Pegasus removes the first entry in queue.yaml whenver there's a free host available. If you delete entries before Pegasus pulls it, they will not execute. If you add entreis to queue.yaml, they will execute.

Q. Why do I need this?

Think about when the number of remaining commands is less than the number of free nodes. Without a way to submit more jobs to Pegasus, those free nodes will stay idle until all the commands finish and you start a fresh new instance of Pegasus.

By providing a way to add to the queue while commands are still running, users may achieve higher node utilization. Being able to delete from the queue is just a byproduct; adding to the queue is the key feature.

Q. But that's a race condition on queue.yaml.

Lock mode will lock queue.yaml and launch a command line editor for you.

$ cargo run -- l --editor nvim  # l stands for Lock

Editor priority is --editor > $EDITOR > vim. When you save and exit, the queue lock is released and Pegasus is allowed access to queue.yaml.

Q. What if Pegasus terminates before I add to queue.yaml?

Enable daemon mode, and Pegasus will not terminate even if queue.yaml is empty. It will stand waiting for you to populate queue.yaml again, and execute them.

$ cargo run -- q --daemon

Details

queue.yaml

This is the queue file. Entries in queue.yaml are consumed from the top, one by one. Also, entries are consumed only when a new host is available to execute new commands. Consumed entries are immediately appended to consumed.yaml in "canonical form", where every entry has a command key. Thus you might do something like tail -n 2 consumed.yaml > queue.yaml to re-execute your previous single-line command.

As mentioned earlier, always use the Lock Mode when you need to modify queue.yaml.

Broadcast Mode

In broadcast mode, hosts are kept in sync with each other. That is, the next command is fetched from queue.yaml and executed on all hosts when all the hosts are done executing the previous command.

Consider the following situation:

              fast-host   slow-host
- command1     success     success
- command2     success      fail!
- command3     success
- command4     running

In this case, we would want to prepend a undo command for command2 (e.g., rm -rf repo || true) and restart from that, but fast-host is already far ahead, making things complicated. Thus, especially when you're terraforming nodes with Pegasus, keeping hosts in sync should be beneficial.
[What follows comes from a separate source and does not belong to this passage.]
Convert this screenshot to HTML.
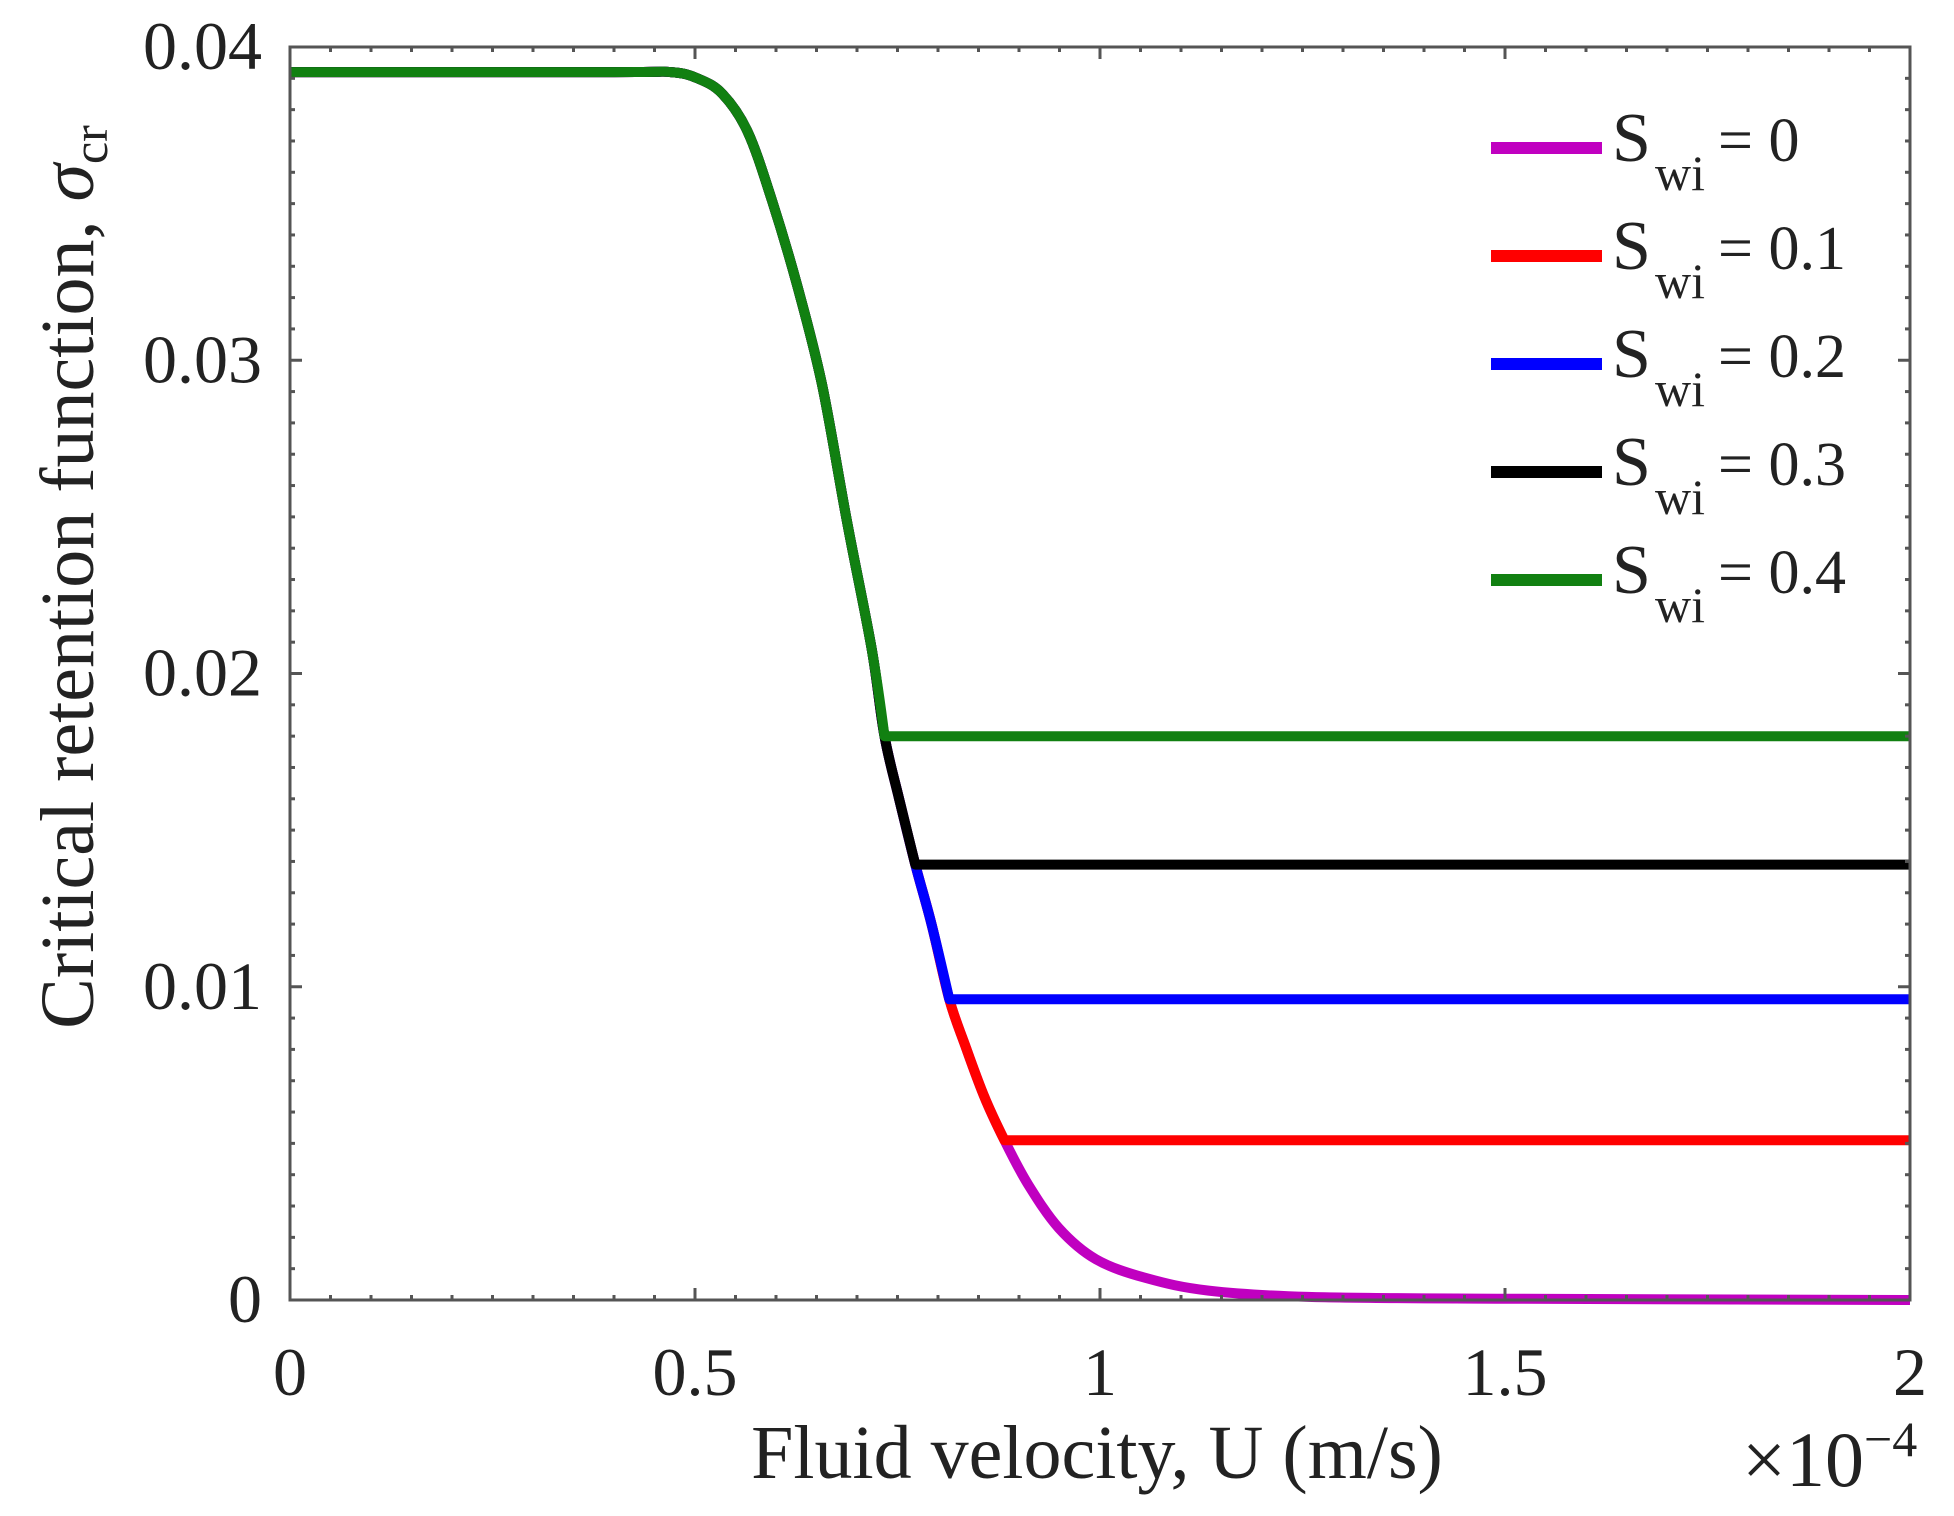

There is also a -e or --error-aborts flag in Broadcast Mode, which aborts Pegasus automatically when a host fails on a command.

Ctrl-c Behavior

Pegasus tries to implement graceful termination upon ctrl-c. The following happens:

  1. User presses ctrl-c on terminal.
  2. Pegasus's ctrl-c handler wakes up and sends out a cancellation notice.
  3. The scheduling loop detects this notice and breaks right before attempting to fetch from queue.yaml.
    • It may take some time for the scheduling loop to detect this based on what state it's currently in, but it is guaranteed that once the cancellation notice has been sent out, queue.yaml will not change and new commands will not start executing.
  4. Commands that are already running will run until completion. SSH sessions will close their connections whenever they're free.
    • If you really want everything to burn down, consider running something like killall pegasus; killall ssh; rm -rf .ssh-connection*.
  5. When all commands finish, Pegasus will exit.